The far right is gaining ground in France’s elections, and its opponents paved the way
French President Emmanuel Macron’s decision to hold an unnecessary snap election has favored the extreme right National Rally party.
In the first round of elections, held June 30, National Rally candidates earned 33 percent of the vote nationally, putting them ahead of the left-wing coalition known as New Popular Front and Macron’s Renaissance party.
It is hard to predict how many seats the National Rally will actually win in the National Assembly, after the second round of voting ends July 7. Remaining distrust of National Rally (formerly National Front), plus the tactics its opponents are adopting, could still limit the number of seats the party ultimately takes.
However, one thing is clear. Many French voters now consider the National Rally a “party like any other.”
National Rally has to some extent sloughed off its reputation as a pariah, becoming a respectable electoral choice for some. Many factors contributed to this shift in perception, but French conservative politicians such as François Fillon played an outsized role in shifting the electorate.
Some of the blame also lies with Jean-Luc Mélenchon of the leftist La France Insoumise party and with President Macron himself. In all cases, National Rally benefited from strategies adopted by these parties, which were meant to favor their own fates but ultimately pushed voters to the extreme right.
Marine Le Pen embarked on a “de-demonization” campaign when she took control of the National Front in 2011. This polishing of the party involved many elements. Anti-immigrant, xenophobic positions were presented as necessary for the defense of “republican” (read: democratic) values — for example, calls to ban the Islamic headscarf were explained as required for the defense of French values such as secularism and gender equality.
Openly anti-Semitic statements by party members became taboo under Le Pen, though more subtle ones were still in evidence — even by Le Pen herself, as late as 2017.
Le Pen’s efforts did move the needle somewhat: her party gained more voters in 2012 and in subsequent elections thanks to these tactics. However, the voters they initially won over were already inclined to support them. Analyses indicated that the people who switched from voting conservative right to the far right after 2012 held strongly authoritarian and xenophobic views.
These voters — many of them women — had resisted voting for the National Front because it was seen as inappropriate to vote for a party with neo-fascist origins. Le Pen’s de-demonization removed that stigma for voters with existing far-right sensibilities.
Opponents of the party deserve credit for expanding its electorate past its core far-right constituency. Fillon’s campaign played a particularly strong role, by exhibiting extremely Islamophobic rhetoric. Fillon, of the Republican party, coined the phrase “Islamic totalitarianism” and claimed that any woman who wore a burqa was a supporter of the Islamic State. His national narrative was one of French exceptionalism and generational continuity, “rooted” in French identity.

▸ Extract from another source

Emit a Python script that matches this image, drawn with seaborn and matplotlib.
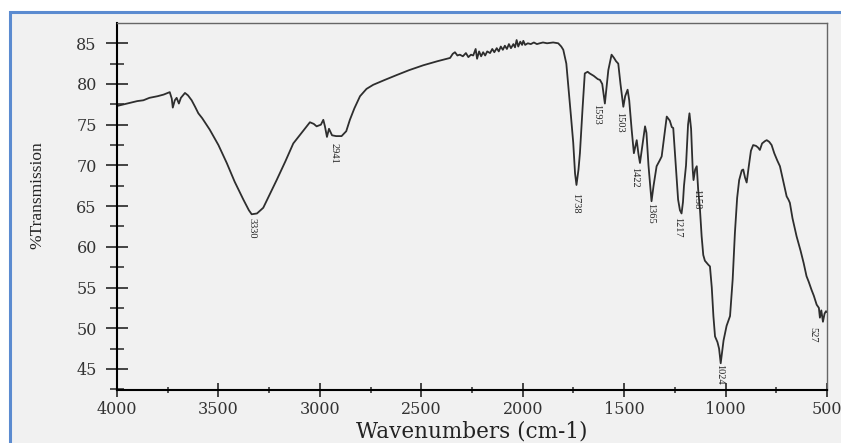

In his narrative, France had nothing to apologize for. In fact, Fillon went so far as to claim in a 2016 speech that France should not apologize for, as he put it, “sharing [French] culture with [colonized] peoples in Africa and Asia.” Fillon adopted these talking points, apparently, intending to appeal to conservative voters who had switched their votes to the National Front in 2012.
Fillon’s efforts (and similar ones by Republicans like Nicolas Sarkozy and Valérie Pécresse) had the opposite of the desired effect. Once the Republicans lost voters to the National Front, those voters stayed loyal. Subsequent scholarship backs this up, finding that appeals like Fillon’s only provided republican credibility to xenophobic attitudes and activated exclusive notions of national belonging in a wider share of the electorate, which under normal circumstances would only be salient to voters on the far right.
In short, rather than winning voters back to the center-right, Fillon’s narrative pushed more voters away.
Meanwhile, in 2017, Mélenchon refused to endorse mainstream candidates running against National Rally candidates. In doing so, he sent a signal to his own voters that the National Rally was not an unacceptable second choice for his party.
And in the recent snap elections, Macron insisted the left-wing coalition (which contained mainstream parties like the center-left Parti Socialiste) was equally as extreme as the National Rally (or, depending on your view, equally as good).
Ultimately, it is clear that the “normalized” image of the National Rally is a matter of branding, not substance. According to data collected by a human rights monitoring institution, National Rally’s electorate continues to exhibit autocratic, xenophobic and anti-Semitic attitudes far beyond the core electorates of the opposing parties.
National Rally’s plans for government include sweeping changes to the French electoral system that would favor it in the long term, and constitutional changes that will codify xenophobic, anti-immigrant attitudes into French constitutional law, according to Marine Le Pen’s own 2022 campaign materials.
The National Rally is not a “party like the others,” but the collective efforts of its own leadership and of its opponents have given it the appearance of one.
The defense of France’s “republican values” is best left in the hands of National Rally’s mainstream opponents, but only if they learn from the mistakes they have made in the last eight years.
Renee Buhr is a political science professor at the University of St. Thomas and former visiting researcher at Sciences Po-Bordeaux.